Current projects include:
- Based on a true Story: The First World War in the Australian Novel: a book tracing Australian novelists' engagement with the First World War from 1914 to the Centenary, under contract with Sydney University Press
- Seven Seas’ English-language paperbacks and the Cold War on the bookshelf: Enlisting World literature: ARC-funded DECRA project (DE180101150)
- Teaching and Learning War Network: Education and Modern Conflict in an International Comparative Perspective: funded by the Arts and Humanities Research Council (AHRC)
- The First World War, 100 Years on: Transnational cultures of remembrance in interdisciplinary comparison, as part of a team of researchers from Free University Berlin and UNSW Canberra, funded by the DAAD Australia-Germany Joint Research Cooperation Scheme (2016/17)
Courses convened:
I am a recipient of a 2016 Vice Chancellor's Award for Teaching Excellence. Most recently, I have convened the following courses:
- ZHSS1101: English and Media Studies 1A -- Culture and Communication
- ZHSS2133: Another Country: Australian Literature
- ZHSS3140: Literatures of the World
- ZHSS8106: War & Memory (entirely online)

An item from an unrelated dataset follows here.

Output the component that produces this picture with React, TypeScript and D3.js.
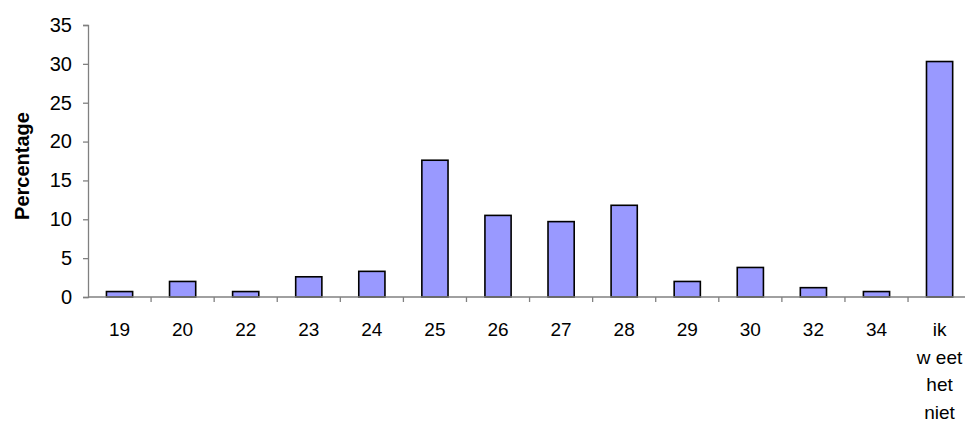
import { useEffect, useRef } from 'react'
import * as d3 from 'd3'

const categories = ['19', '20', '22', '23', '24', '25', '26', '27', '28', '29', '30', '32', '34', 'ik weet het niet']
const labelLines = [['19'], ['20'], ['22'], ['23'], ['24'], ['25'], ['26'], ['27'], ['28'], ['29'], ['30'], ['32'], ['34'], ['ik', 'w eet', 'het', 'niet']]
const percentages = [0.7, 2.0, 0.7, 2.6, 3.3, 17.6, 10.5, 9.7, 11.8, 2.0, 3.8, 1.2, 0.7, 30.3]
const yTicks = [0, 5, 10, 15, 20, 25, 30, 35]

export default function App() {
  const svgRef = useRef<SVGSVGElement>(null)

  useEffect(() => {
    if (!svgRef.current) return
    const svg = d3.select(svgRef.current)
    svg.selectAll('*').remove()

    const left = 88
    const step = 63.08
    const top = 25
    const bottom = 297
    const font = 'Liberation Sans, Arial, sans-serif'

    const x = d3.scaleBand<string>()
      .domain(categories)
      .range([left, left + step * categories.length])
      .padding(0)

    const y = d3.scaleLinear().domain([0, 35]).range([bottom, top])

    const barW = x.bandwidth() * 0.415

    // bars
    svg.append('g')
      .selectAll('rect')
      .data(percentages)
      .join('rect')
      .attr('x', (d, i) => x(categories[i])! + (x.bandwidth() - barW) / 2)
      .attr('y', d => y(d))
      .attr('width', barW)
      .attr('height', d => y(0) - y(d))
      .attr('fill', '#9999ff')
      .attr('stroke', '#000')
      .attr('stroke-width', 1.6)

    // y axis
    svg.append('g')
      .attr('transform', `translate(${left},0)`)
      .call(d3.axisLeft(y).tickValues(yTicks).tickSize(5).tickPadding(11).tickFormat(d3.format('d')))
      .call(g => g.select('.domain').attr('stroke', '#808080').attr('stroke-width', 1.3))
      .call(g => g.selectAll('line').attr('stroke', '#808080').attr('stroke-width', 1.3))
      .call(g => g.selectAll('text').attr('fill', '#000').attr('font-size', '20px').attr('font-family', font))

    // x axis line and ticks between categories
    svg.append('line')
      .attr('x1', left)
      .attr('x2', left + step * categories.length)
      .attr('y1', y(0))
      .attr('y2', y(0))
      .attr('stroke', '#808080')
      .attr('stroke-width', 1.3)

    svg.append('g')
      .selectAll('line')
      .data(categories)
      .join('line')
      .attr('x1', d => x(d)! + x.bandwidth())
      .attr('x2', d => x(d)! + x.bandwidth())
      .attr('y1', y(0))
      .attr('y2', y(0) + 5)
      .attr('stroke', '#808080')
      .attr('stroke-width', 1.3)

    // category labels
    const labels = svg.append('g')
      .selectAll('text')
      .data(categories)
      .join('text')
      .attr('x', d => x(d)! + x.bandwidth() / 2)
      .attr('y', 336)
      .attr('text-anchor', 'middle')
      .attr('font-size', '19px')
      .attr('font-family', font)
      .attr('fill', '#000')

    labels.each(function (d, i) {
      const t = d3.select(this)
      labelLines[i].forEach((line, j) => {
        t.append('tspan')
          .attr('x', x(d)! + x.bandwidth() / 2)
          .attr('dy', j === 0 ? 0 : 27.6)
          .text(line)
      })
    })

    // y axis title
    svg.append('text')
      .attr('transform', `translate(${29},${166}) rotate(-90)`)
      .attr('text-anchor', 'middle')
      .attr('font-size', '20px')
      .attr('font-weight', 'bold')
      .attr('font-family', font)
      .text('Percentage')
  }, [])

  return (
    <div style={{ position: 'fixed', left: 0, top: 0, width: 965, height: 426, background: '#fff' }}>
      <svg ref={svgRef} width={965} height={426} style={{ display: 'block' }} />
    </div>
  )
}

- ZHSS8125: Strategic Communication (entirely online)
Media & Outreach:
Christina has spoken on ABC Radio National and ABC television about Erich Maria Remarque's All Quiet on the Western Front and the literature of the First World War more broadly. You can listen to her here and here and here. An interview with SBS German radio on the publication of Australian books in East Germany is here. She was an invited speaker at the WeberWorldCafé, Narrating the First World War: Experiences and Reports from Transregional Perspectives, held at the Deutsches Historisches Museum in Berlin on 16 September 2014.
Twitter: @ChSpittel
PhD Supervision:
Carolyn Carr, New Zealand Troopship Magazines of the First World War (jointly supervised with Dr John Connor)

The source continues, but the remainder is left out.